### DATASET SECTION
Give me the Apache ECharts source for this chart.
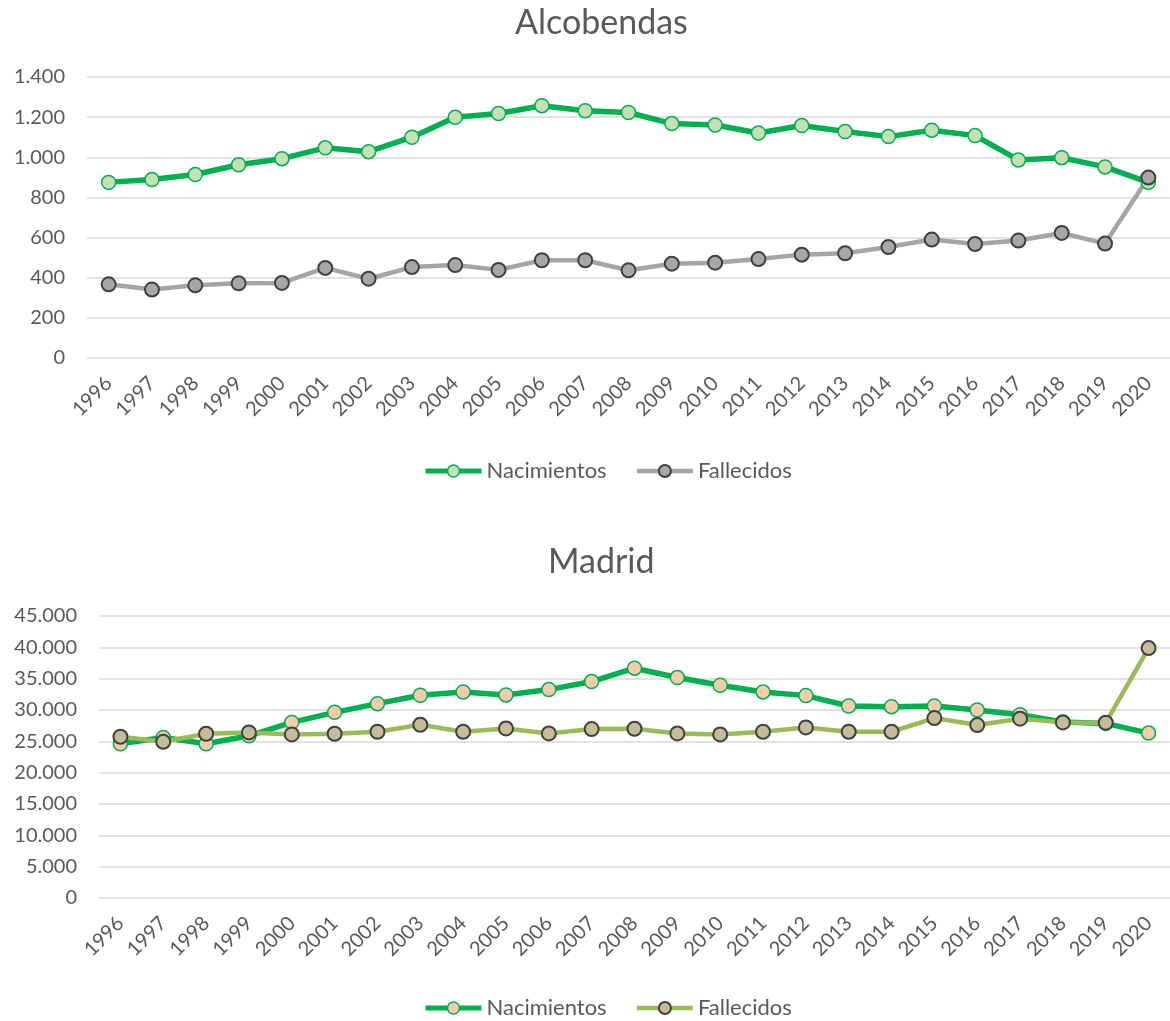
<!DOCTYPE html>
<html>
<head>
<meta charset="utf-8">
<script src="https://cdn.jsdelivr.net/npm/echarts@6/dist/echarts.min.js"></script>
<style>
body { margin: 0; background: #fff; }
.chart { width: 1170px; }
</style>
</head>
<body>
<div id="alcobendas" class="chart" style="height:510px"></div>
<div id="madrid" class="chart" style="height:511px"></div>
<script>
// años del eje x
const years = ['1996', '1997', '1998', '1999', '2000', '2001', '2002', '2003', '2004', '2005', '2006', '2007', '2008',
  '2009', '2010', '2011', '2012', '2013', '2014', '2015', '2016', '2017', '2018', '2019', '2020']

// Alcobendas
const alcoNacimientos = [875, 889, 914, 963, 993, 1047, 1028, 1100, 1199, 1218, 1257, 1232, 1223,
  1168, 1161, 1121, 1158, 1128, 1103, 1135, 1108, 987, 998, 952, 875]
const alcoFallecidos = [367, 341, 362, 372, 374, 449, 395, 453, 463, 439, 487, 487, 437,
  470, 475, 493, 515, 522, 553, 590, 568, 585, 623, 570, 899]

// Madrid
const madNacimientos = [24608, 25622, 24608, 25889, 28024, 29625, 31013, 32348, 32882, 32401, 33255, 34536, 36671,
  35177, 33949, 32882, 32294, 30640, 30533, 30640, 30000, 29252, 28078, 27865, 26317]
const madFallecidos = [25729, 24928, 26209, 26423, 26103, 26209, 26529, 27650, 26529, 27063, 26262, 26956, 27010,
  26262, 26103, 26529, 27223, 26529, 26529, 28718, 27597, 28611, 28024, 27971, 39874]

const FONT = 'Lato'
const TXT = '#595959'

function miles (v) {
  return String(v).replace(/\B(?=(\d{3})+(?!\d))/g, '.')
}

function buildChart (el, cfg) {
  const chart = echarts.init(document.getElementById(el))
  const nacItem = { color: cfg.nacFill, borderColor: '#00b050', borderWidth: 1.5 }
  const falItem = { color: cfg.falFill, borderColor: '#404040', borderWidth: 2 }
  chart.setOption({
    animation: false,
    title: {
      text: cfg.title,
      left: cfg.titleLeft,
      top: cfg.titleTop,
      textStyle: { fontFamily: FONT, fontSize: 34, fontWeight: 'normal', color: TXT }
    },
    legend: {
      top: cfg.legendTop,
      left: 418,
      itemWidth: 56,
      itemHeight: 15,
      itemGap: 28,
      textStyle: { fontFamily: FONT, fontSize: 22, color: TXT },
      data: [
        { name: 'Nacimientos', lineStyle: { width: 5, color: '#00b050' }, itemStyle: nacItem },
        { name: 'Fallecidos', lineStyle: { width: 4.5, color: cfg.falLine }, itemStyle: falItem }
      ]
    },
    grid: { left: cfg.gridLeft, right: 0, top: cfg.gridTop, bottom: cfg.gridBottom },
    xAxis: {
      type: 'category',
      data: years,
      boundaryGap: true,
      axisLine: { show: false },
      axisTick: { show: false },
      axisLabel: { rotate: 45, margin: 22, fontFamily: FONT, fontSize: 20, color: TXT }
    },
    yAxis: {
      type: 'value',
      min: 0,
      max: cfg.max,
      interval: cfg.interval,
      axisLine: { show: false },
      axisTick: { show: false },
      splitLine: { lineStyle: { color: '#d9d9d9', width: 1.5 } },
      axisLabel: { margin: 22, fontFamily: FONT, fontSize: 20, color: TXT, formatter: miles }
    },
    series: [
      {
        name: 'Nacimientos',
        type: 'line',
        data: cfg.nacimientos,
        symbol: 'circle',
        symbolSize: 14,
        lineStyle: { color: '#00b050', width: 5.5 },
        itemStyle: nacItem
      },
      {
        name: 'Fallecidos',
        type: 'line',
        data: cfg.fallecidos,
        symbol: 'circle',
        symbolSize: 14,
        lineStyle: { color: cfg.falLine, width: 4.5 },
        itemStyle: falItem
      }
    ]
  })
  return chart
}

buildChart('alcobendas', {
  title: 'Alcobendas',
  titleLeft: 510,
  titleTop: 1,
  legendTop: 455,
  gridLeft: 87,
  gridTop: 77,
  gridBottom: 152,
  max: 1400,
  interval: 200,
  nacimientos: alcoNacimientos,
  fallecidos: alcoFallecidos,
  nacFill: '#c5e0b4',
  falLine: '#a5a5a5',
  falFill: '#a9a6a7'
})

buildChart('madrid', {
  title: 'Madrid',
  titleLeft: 543,
  titleTop: 30,
  legendTop: 482,
  gridLeft: 99,
  gridTop: 106,
  gridBottom: 123,
  max: 45000,
  interval: 5000,
  nacimientos: madNacimientos,
  fallecidos: madFallecidos,
  nacFill: '#f8cbad',
  falLine: '#9bbb59',
  falFill: '#c4bd97'
})
</script>
</body>
</html>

### TASK INSTRUCTIONS
Go from the first line of the listing to the line holding "623, 570, 899]" and, please, transcribe those lines exactly, both included, with no pictures.

### REPLY TO THE EXERCISE
Give me the Apache ECharts source for this chart.
<!DOCTYPE html>
<html>
<head>
<meta charset="utf-8">
<script src="https://cdn.jsdelivr.net/npm/echarts@6/dist/echarts.min.js"></script>
<style>
body { margin: 0; background: #fff; }
.chart { width: 1170px; }
</style>
</head>
<body>
<div id="alcobendas" class="chart" style="height:510px"></div>
<div id="madrid" class="chart" style="height:511px"></div>
<script>
// años del eje x
const years = ['1996', '1997', '1998', '1999', '2000', '2001', '2002', '2003', '2004', '2005', '2006', '2007', '2008',
  '2009', '2010', '2011', '2012', '2013', '2014', '2015', '2016', '2017', '2018', '2019', '2020']

// Alcobendas
const alcoNacimientos = [875, 889, 914, 963, 993, 1047, 1028, 1100, 1199, 1218, 1257, 1232, 1223,
  1168, 1161, 1121, 1158, 1128, 1103, 1135, 1108, 987, 998, 952, 875]
const alcoFallecidos = [367, 341, 362, 372, 374, 449, 395, 453, 463, 439, 487, 487, 437,
  470, 475, 493, 515, 522, 553, 590, 568, 585, 623, 570, 899]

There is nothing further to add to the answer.